De Garamont aux Garamond(s) : une aventure typographique
De Garamont aux Garamond(s) : une aventure typographique

IV. La résurrection

   Durant la première moitié du XIXe siècle, qui voit triompher le style néoclassique des Didot, les caractères de Claude Garamont sont entièrement délaissés. Pourtant, après cette éclipse d’un demi-siècle, les types anciens sont réhabilités, grâce à l’initiative d’un imprimeur lyonnais, Louis Perrin, qui fait graver des caractères imitant ceux de la Renaissance.

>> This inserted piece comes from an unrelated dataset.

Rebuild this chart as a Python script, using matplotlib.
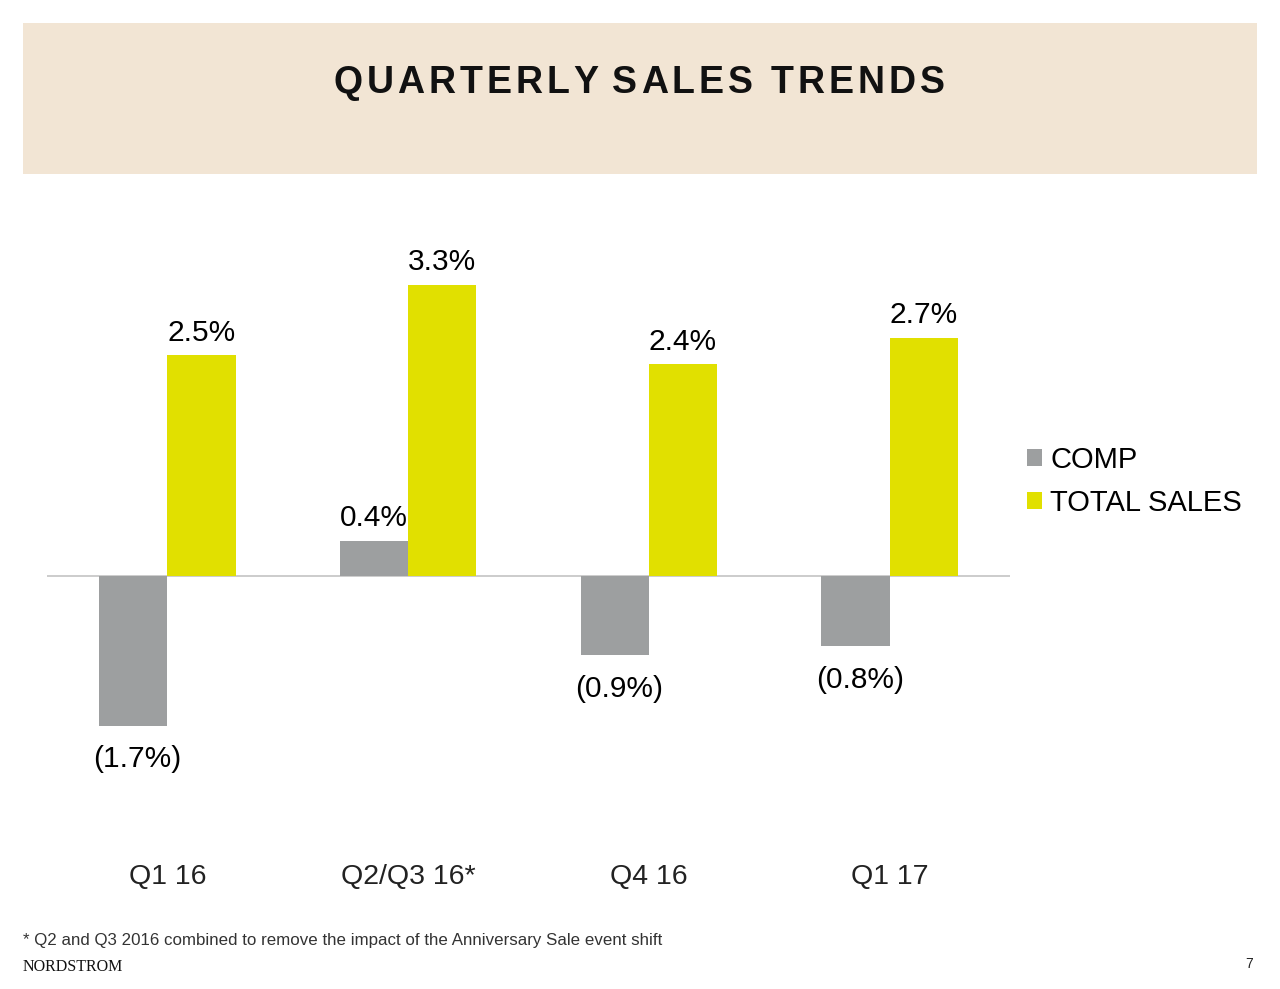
import matplotlib.pyplot as plt
import numpy as np
from matplotlib.patches import Rectangle

plt.rcParams['font.family'] = ['Liberation Sans', 'DejaVu Sans']

# dados do grafico
trimestres = ['Q1 16', 'Q2/Q3 16*', 'Q4 16', 'Q1 17']
comp = [-1.7, 0.4, -0.9, -0.8]
totalSales = [2.5, 3.3, 2.4, 2.7]
series = ['COMP', 'TOTAL SALES']
titulo = 'QUARTERLY SALES TRENDS'

corComp = '#9d9fa0'
corTotal = '#e1e000'


def rotulo(v):
    return f'({abs(v):.1f}%)' if v < 0 else f'{v:.1f}%'


fig = plt.figure(figsize=(12.8, 9.89), dpi=100)
W, H = 1280, 989

# faixa do titulo
fig.patches.append(Rectangle((23 / W, 1 - 174 / H), (1257 - 23) / W, (174 - 23) / H,
                             transform=fig.transFigure, facecolor='#f2e5d4',
                             edgecolor='none', zorder=0))

# titulo com espacamento entre letras
renderer = fig.canvas.get_renderer()
estilo = dict(fontsize=27, fontweight='bold', color='#111111', va='center', ha='left')


def largura(s):
    t = fig.text(0, 0, s, **estilo)
    w = t.get_window_extent(renderer).width
    t.remove()
    return w


largTotal = 611
largX = largura('X')
largNatural = largura(titulo)
extra = (largTotal - largNatural) / (len(titulo) - 1)
x0 = 639 - largTotal / 2
for i, c in enumerate(titulo):
    pre = largura(titulo[:i] + 'X') - largX if i > 0 else 0
    fig.text((x0 + pre + i * extra) / W, 1 - 83 / H, c, **estilo)

# eixo do grafico
ax = fig.add_axes([47 / W, 1 - 800 / H, (1010 - 47) / W, (800 - 230) / H])
x = np.arange(len(trimestres))
larg = 0.283
ax.bar(x - larg / 2, comp, larg, color=corComp, label=series[0])
ax.bar(x + larg / 2, totalSales, larg, color=corTotal, label=series[1])
ax.axhline(0, color='#c4c4c4', lw=1.2, zorder=0)
ax.set_xlim(-0.5, 3.5)
ax.set_ylim(-2.54, 3.92)
ax.axis('off')

for i in range(len(trimestres)):
    for v, dx in ((comp[i], -larg / 2), (totalSales[i], larg / 2)):
        if v >= 0:
            ax.annotate(rotulo(v), (x[i] + dx, v), xytext=(0, 6), textcoords='offset points',
                        ha='center', va='bottom', fontsize=21.5)
        else:
            ax.annotate(rotulo(v), (x[i] + dx, v), xytext=(3, -14), textcoords='offset points',
                        ha='center', va='top', fontsize=21.5)
    ax.text(x[i], -2.54 - 0.87, trimestres[i], ha='center', va='center', fontsize=20.5,
            color='#222222')

leg = ax.legend(loc='upper left', bbox_to_anchor=(1027 / W, 1 - 446 / H), bbox_transform=fig.transFigure,
                frameon=False, fontsize=21, handlelength=0.5, handleheight=0.5,
                handletextpad=0.3, labelspacing=0.5, borderaxespad=0, borderpad=0)

# rodape
fig.text(23 / W, 1 - 940 / H, '* Q2 and Q3 2016 combined to remove the impact of the Anniversary Sale event shift',
         ha='left', va='center', fontsize=12.2, color='#333333')
fig.text(23 / W, 1 - 967 / H, 'NORDSTROM', ha='left', va='center', fontsize=11.5,
         family='Liberation Serif', color='#111111')
fig.text(1253 / W, 1 - 964 / H, '7', ha='right', va='center', fontsize=10, color='#222222')

plt.savefig('out.png', dpi=100)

Perrin lance ainsi dans les années 1850 la mode des caractères dits « elzéviriens », qui réhabilitent les formes anciennes auprès du lectorat français.

   Cette évolution conduit Arthur Christian, le directeur de l’Imprimerie nationale, à remettre en usage des types anciens, ceux de Jean Jannon, qui sont diffusés par son établissement sous le nom de « Garamond » à partir de 1900. C’est le début d’une véritable « Garamonomanie » : en l’espace de quelques années, plusieurs dizaines de revivals sont mis en circulation, non seulement en France mais également en Allemagne, en Grande-Bretagne, aux États-Unis et en Italie où ils s’imposent massivement dans la presse, l’édition et la publicité.

   L’histoire du « Garamond » accompagne ainsi la mutation des industries graphiques tout au long du XXe siècle depuis l’arrivée des fondeuses-composeuses mécaniques jusqu’à l’informatique, en passant par la photocomposition.

65. 1847 : une erreur d’attribution

« Spécimen des caractères romains employés par l'Imprimerie royale de 1640 à 1846 » dans [Eugène Burnouf]. Notice sur les types étrangers du spécimen de l’Imprimerie royale. – Paris : Imprimerie royale, 1847.

Étonnamment intégré à une Notice sur les types étrangers, ce tableau synoptique présente l’ensemble des caractères latins en usage à l’Imprimerie royale. Repris à l’identique dans l’Histoire de l’Imprimerie impériale de France de François Duprat en 1861, il connaît une diffusion relativement large et est à l’origine d’un important quiproquo : dans la colonne de gauche, les « Caractères de l’Université » commandés à Jean Jannon en 1641 (n° 53 et 54) sont attribués à Claude « Garamond », et datés par erreur de 1540. Cette attribution erronée fera longtemps autorité : dès lors, les types de Jean Jannon passeront pour le modèle original du « Garamond ».